Swin Transformer-Based CSI Feedback for Massive MIMO
Jiaming Cheng, Wei Chen, Jialong Xu, Yiran Guo, Lun Li, Bo Ai
TL;DR
This work tackles the CSI feedback bottleneck in FDD massive MIMO by introducing SwinCFNet, a two-stage autoencoder that leverages Swin Transformer blocks to model long-range dependencies in the angular–delay domain CSI. The input CSI is treated as an image, with patch-based embedding and hierarchical processing through Stage 1 and Stage 2, followed by a fully connected projector to a codeword, and a symmetric decoder with upsampling. Experimental results on COST2100 show significant NMSE and cosine-similarity gains, especially in outdoor scenarios, across multiple compression ratios, with detailed hyper-parameter analyses and complexity considerations. The proposed approach advances practical CSI feedback by achieving higher accuracy at given feedback budgets, enabling more efficient FDD massive MIMO deployments.
Abstract
For massive multiple-input multiple-output systems in the frequency division duplex (FDD) mode, accurate downlink channel state information (CSI) is required at the base station (BS).
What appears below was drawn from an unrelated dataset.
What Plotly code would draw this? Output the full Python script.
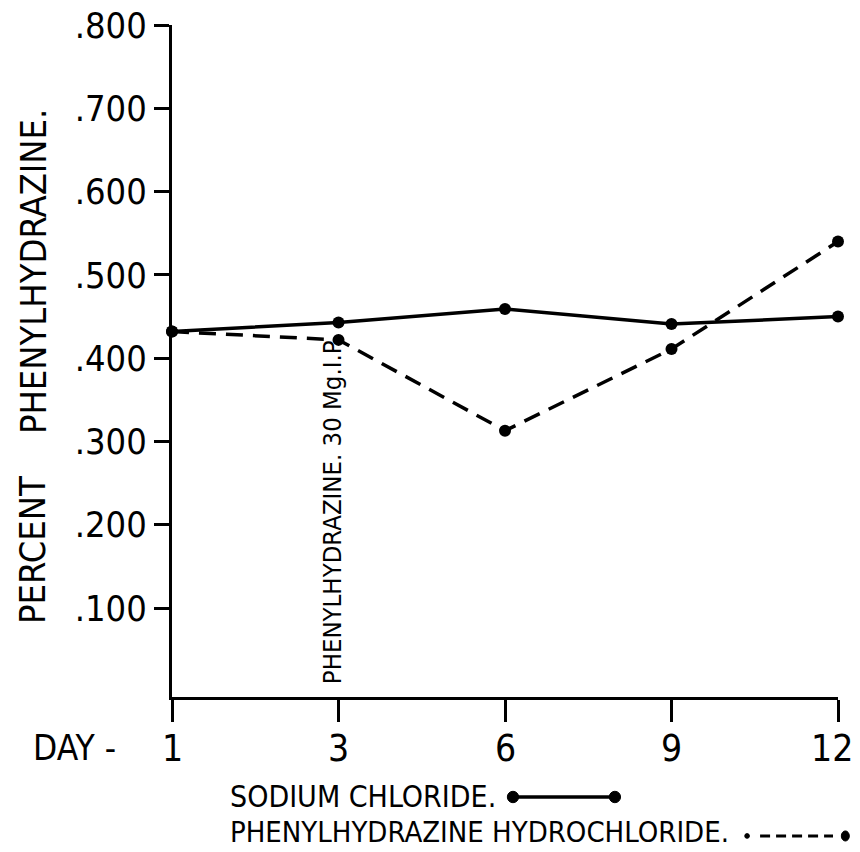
import plotly.graph_objects as go

days = ["1", "3", "6", "9", "12"]
sodium_chloride = [0.432, 0.443, 0.459, 0.441, 0.450]
phenylhydrazine_hcl = [0.432, 0.422, 0.313, 0.411, 0.540]
y_tick_vals = [0.1, 0.2, 0.3, 0.4, 0.5, 0.6, 0.7, 0.8]
y_tick_text = [".100", ".200", ".300", ".400", ".500", ".600", ".700", ".800"]

FONT = "DejaVu Sans Condensed, DejaVu Sans, sans-serif"
BLACK = "#000000"

fig = go.Figure()
fig.add_trace(go.Scatter(
    x=days, y=sodium_chloride, mode="lines+markers", name="SODIUM CHLORIDE.",
    line=dict(color=BLACK, width=3.5), marker=dict(color=BLACK, size=12),
    cliponaxis=False, showlegend=False))
fig.add_trace(go.Scatter(
    x=days, y=phenylhydrazine_hcl, mode="lines+markers", name="PHENYLHYDRAZINE HYDROCHLORIDE.",
    line=dict(color=BLACK, width=3.5, dash="17px,10px"), marker=dict(color=BLACK, size=12),
    cliponaxis=False, showlegend=False))

fig.update_layout(
    width=852, height=834,
    margin=dict(l=164, r=22, t=17, b=145, autoexpand=False),
    paper_bgcolor="white", plot_bgcolor="white",
    font=dict(family=FONT, color=BLACK),
    xaxis=dict(type="category", range=[0, 4], showgrid=False, zeroline=False,
               showline=True, linecolor=BLACK, linewidth=3, automargin=False,
               ticks="outside", ticklen=22, tickwidth=3, tickcolor=BLACK,
               showticklabels=False),
    yaxis=dict(range=[-0.0067, 0.8], showgrid=False, zeroline=False,
               showline=True, linecolor=BLACK, linewidth=3, automargin=False,
               tickvals=y_tick_vals, ticktext=y_tick_text,
               ticks="outside", ticklen=15, tickwidth=3, tickcolor=BLACK,
               tickfont=dict(size=36, family=FONT), ticklabeloverflow="allow"),
)

# x tick labels (days), placed at the category index positions
for i, d in enumerate(days):
    fig.add_annotation(text=d, x=i, y=-0.0759, xref="x", yref="paper", showarrow=False,
                       xanchor="center", yanchor="middle", font=dict(size=37),
                       xshift=(-6 if i == len(days) - 1 else 0))

ann = [
    dict(text="PERCENT", x=-0.2087, y=0.2188, textangle=-90, font=dict(size=36)),
    dict(text="PHENYLHYDRAZINE.", x=-0.2087, y=0.6324, textangle=-90, font=dict(size=36)),
    dict(text="DAY -", x=-0.147, y=-0.0759, font=dict(size=35)),
    dict(text="SODIUM CHLORIDE.", x=0.0846, y=-0.1488, xanchor="left", font=dict(size=30)),
    dict(text="PHENYLHYDRAZINE HYDROCHLORIDE.", x=0.0846, y=-0.2009, xanchor="left", font=dict(size=29)),
]
for a in ann:
    a.update(xref="paper", yref="paper", showarrow=False)
    a.setdefault("xanchor", "center")
    a["yanchor"] = "middle"
    fig.add_annotation(**a)

fig.add_annotation(text="PHENYLHYDRAZINE. 30 Mg.I.P.", x=1, y=0.217, xref="x", yref="y",
                   textangle=-90, showarrow=False, xshift=-7,
                   font=dict(size=25.5), xanchor="center", yanchor="middle")

# legend samples
ys = -0.1488
fig.add_shape(type="line", xref="paper", yref="paper", x0=0.512, x1=0.665, y0=ys, y1=ys,
              line=dict(color=BLACK, width=3.5))
for xp in (0.512, 0.665):
    fig.add_shape(type="circle", xref="paper", yref="paper", x0=xp - 0.0085, x1=xp + 0.0085,
                  y0=ys - 0.0085, y1=ys + 0.0085, fillcolor=BLACK, line=dict(color=BLACK, width=1))
yd = -0.2068
fig.add_shape(type="line", xref="paper", yref="paper", x0=0.883, x1=0.9925, y0=yd, y1=yd,
              line=dict(color=BLACK, width=3, dash="10px,6px"))
fig.add_shape(type="circle", xref="paper", yref="paper", x0=1.005, x1=1.017,
              y0=yd - 0.0075, y1=yd + 0.0075, fillcolor=BLACK, line=dict(color=BLACK, width=1))
fig.add_shape(type="circle", xref="paper", yref="paper", x0=0.860, x1=0.867,
              y0=yd - 0.0035, y1=yd + 0.0035, fillcolor=BLACK, line=dict(color=BLACK, width=1))

fig.write_html("out.html")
However, the increasing number of transmit antennas aggravates the feedback overhead of CSI. Recently, deep learning (DL) has shown considerable potential to reduce CSI feedback overhead. In this paper, we propose a Swin Transformer-based autoencoder network called SwinCFNet for the CSI feedback task. In particular, the proposed method can effectively capture the long-range dependence information of CSI. Moreover, we explore the impact of the number of Swin Transformer blocks and the dimension of feature channels on the performance of SwinCFNet. Experimental results show that SwinCFNet significantly outperforms other DL-based methods with comparable model sizes, especially for the outdoor scenario.